Moreover, there is no meaningful comparison between blocking individual nominees and large-scale court-packing. Only the latter can massively reshape the federal judiciary at one fell swoop, and neuter judicial checks on the policies of the party in power. And while there is no established political norm against blocking individual nominees (both parties use such tactics routinely), there is one against court-packing.
UPDATE #2: Legal scholar Josh Blackman offers a detailed critique of the Calabresi-Hirj plan in the National Review. As Josh points out, one of the reasons why Calabresi’s proposal has gotten so much attention is that – in addition to being a famous legal scholar, he is also a co-founder of the Federalist Society. But, Blackman notes, reporters and commentators should not assume that the proposal has “monolithic” support from the Society or right of center legal circles generally. Blackman himself is also a prominent Federalist Society member. For what it is worth, I too am a member of both the Society and two of its executive committees (including, most relevantly, the Executive Committee on Federalism and Separation of Powers). This is not to say that my views somehow represent an official Federalist Society viewpoint (the organization does not in fact have official positions on such issues), or even that I am anywhere near as prominent a member of the organization as Calabresi is. Like Blackman, I merely wish to note that Calabresi’s proposal is far from universally supported by Federalist Society members or by conservative and libertarian lawyers and legal scholars.

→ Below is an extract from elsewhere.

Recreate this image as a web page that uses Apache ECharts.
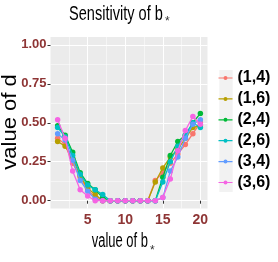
<!DOCTYPE html>
<html><head><meta charset="utf-8">
<script src="https://cdn.jsdelivr.net/npm/echarts@6/dist/echarts.min.js"></script>
<style>html,body{margin:0;padding:0;background:#fff}#c{width:278px;height:262px}</style>
</head><body><div id="c"></div>
<script>
const bValues = [1,2,3,4,5,6,7,8,9,10,11,12,13,14,15,16,17,18,19,20];
const seriesNames = ['(1,4)','(1,6)','(2,4)','(2,6)','(3,4)','(3,6)'];
const s14 = [0.40,0.36,0.24,0.15,0.07,0.02,0,0,0,0,0,0,0,0.13,0.18,0.24,0.30,0.36,0.43,0.50];
const s16 = [0.38,0.35,0.27,0.16,0.08,0.04,0,0,0,0,0,0,0,0.12,0.21,0.28,0.33,0.40,0.47,0.48];
const s24 = [0.48,0.42,0.31,0.18,0.11,0.07,0.02,0,0,0,0,0,0,0,0.15,0.29,0.38,0.42,0.50,0.56];
const s26 = [0.47,0.41,0.29,0.17,0.10,0.07,0.04,0,0,0,0,0,0,0,0.12,0.25,0.35,0.42,0.50,0.47];
const s34 = [0.43,0.39,0.26,0.13,0.06,0.01,0,0,0,0,0,0,0,0,0.02,0.19,0.28,0.40,0.49,0.52];
const s36 = [0.52,0.40,0.19,0.07,0.03,0,0,0,0,0,0,0,0,0,0.02,0.14,0.32,0.45,0.54,0.49];
const xTicks = [5,10,15,20];
const xMinor = [2.5,7.5,12.5,17.5];
const yTicks = [0,0.25,0.5,0.75,1];
const yMinor = [0.125,0.375,0.625,0.875];
const colors = ['#F8766D','#B79F00','#00BA38','#00BFC4','#619CFF','#F564E3'];
const allSeries = [s14,s16,s24,s26,s34,s36];
const titleText = 'Sensitivity of b';
const xTitleText = 'value of b';
const yTitleText = 'value of d';
const subText = '*';

const sans = '"Liberation Sans",Arial,sans-serif';
const labColor = '#8E3535';
const icon = 'path://M0,1.4L14,1.4L14,2.6L0,2.6Z M9,2A2,2,0,1,1,5,2A2,2,0,1,1,9,2Z';

const chart = echarts.init(document.getElementById('c'), null, {renderer:'canvas'});
const grid = {left:50.5, top:37, width:157, height:171.5, show:true, backgroundColor:'#EBEBEB', borderWidth:0,
  containLabel:false, outerBoundsMode:'none'};
const mainX = {
  type:'value', min:0.05, max:20.95, gridIndex:0, position:'bottom', offset:0,
  axisLine:{show:false},
  axisTick:{show:true, customValues:xTicks, length:3, lineStyle:{color:'#333', width:1}},
  axisLabel:{customValues:xTicks, color:labColor, fontFamily:sans, fontWeight:'bold', fontSize:14, margin:5},
  splitLine:{show:true, lineStyle:{color:'#fff', width:1.1}}
};
const minorX = {
  type:'value', min:0.05, max:20.95, gridIndex:0, position:'bottom', offset:0,
  axisLine:{show:false}, axisLabel:{show:false},
  axisTick:{show:false, customValues:xMinor},
  splitLine:{show:true, lineStyle:{color:'#fff', width:0.5}}
};
const mainY = {
  type:'value', min:-0.05, max:1.05, gridIndex:0, position:'left', offset:0,
  axisLine:{show:false},
  axisTick:{show:true, customValues:yTicks, length:3, lineStyle:{color:'#333', width:1}},
  axisLabel:{customValues:yTicks, color:labColor, fontFamily:sans, fontWeight:'bold', fontSize:13, margin:4,
    formatter:v=>v.toFixed(2)},
  splitLine:{show:true, lineStyle:{color:'#fff', width:1.1}}
};
const minorY = {
  type:'value', min:-0.05, max:1.05, gridIndex:0, position:'left', offset:0,
  axisLine:{show:false}, axisLabel:{show:false},
  axisTick:{show:false, customValues:yMinor},
  splitLine:{show:true, lineStyle:{color:'#fff', width:0.5}}
};

const series = allSeries.map((vals,i)=>({
  name:seriesNames[i], type:'line', xAxisIndex:1, yAxisIndex:1,
  data:bValues.map((b,j)=>[b, vals[j]]),
  symbol:'circle', symbolSize:5.5, showSymbol:true,
  lineStyle:{width:1.3, color:colors[i]}, itemStyle:{color:colors[i]},
  emphasis:{disabled:true}, animation:false, z:3+i
}));

chart.setOption({
  animation:false,
  grid:[grid],
  xAxis:[minorX, mainX],
  yAxis:[minorY, mainY],
  legend:{orient:'vertical', left:218.5, top:70, padding:0, itemWidth:14, itemHeight:16, itemGap:4.9,
    icon:icon, data:seriesNames,
    textStyle:{fontFamily:sans, fontWeight:'bold', fontSize:16, color:'#000', lineHeight:16}},
  graphic:[
    {type:'rect', left:219.3, top:70, shape:{width:13.4, height:122}, style:{fill:'#F2F2F2'}, z:-1},
    {type:'text', x:69, y:14, scaleX:0.71, style:{text:titleText, font:'20.5px '+sans, fill:'#000', textAlign:'left', textVerticalAlign:'middle'}},
    {type:'text', x:165, y:21.5, style:{text:subText, font:'12px '+sans, fill:'#333', textAlign:'left', textVerticalAlign:'middle'}},
    {type:'text', x:91.7, y:241.5, scaleX:0.665, style:{text:xTitleText, font:'19.5px '+sans, fill:'#000', textAlign:'left', textVerticalAlign:'middle'}},
    {type:'text', x:150, y:250.5, style:{text:subText, font:'12px '+sans, fill:'#333', textAlign:'left', textVerticalAlign:'middle'}},
    {type:'text', x:10, y:122, rotation:Math.PI/2, scaleY:0.95, style:{text:yTitleText, font:'22px '+sans, fill:'#000', textAlign:'center', textVerticalAlign:'middle'}}
  ],
  series: series
});
</script></body></html>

UPDATE #3: The original version of this post identified Shams Hirji as a law student (which is how he is listed on the SSRN site for the Calabresi-Hirji article). However, I have since learned that he graduated in May 2017, and is now a practicing lawyer. I apologize for the mistake, which has now been corrected.
UPDATE #4 (December 5, 2017): The Calabresi-Hirji paper discussed in this post has been removed from SSRN. The authors indicate that they have taken it down in order to in order to “make some revisions in light of the extensive comments generated by the paper.” They expect that “[a] revised version should be back up within a few weeks.”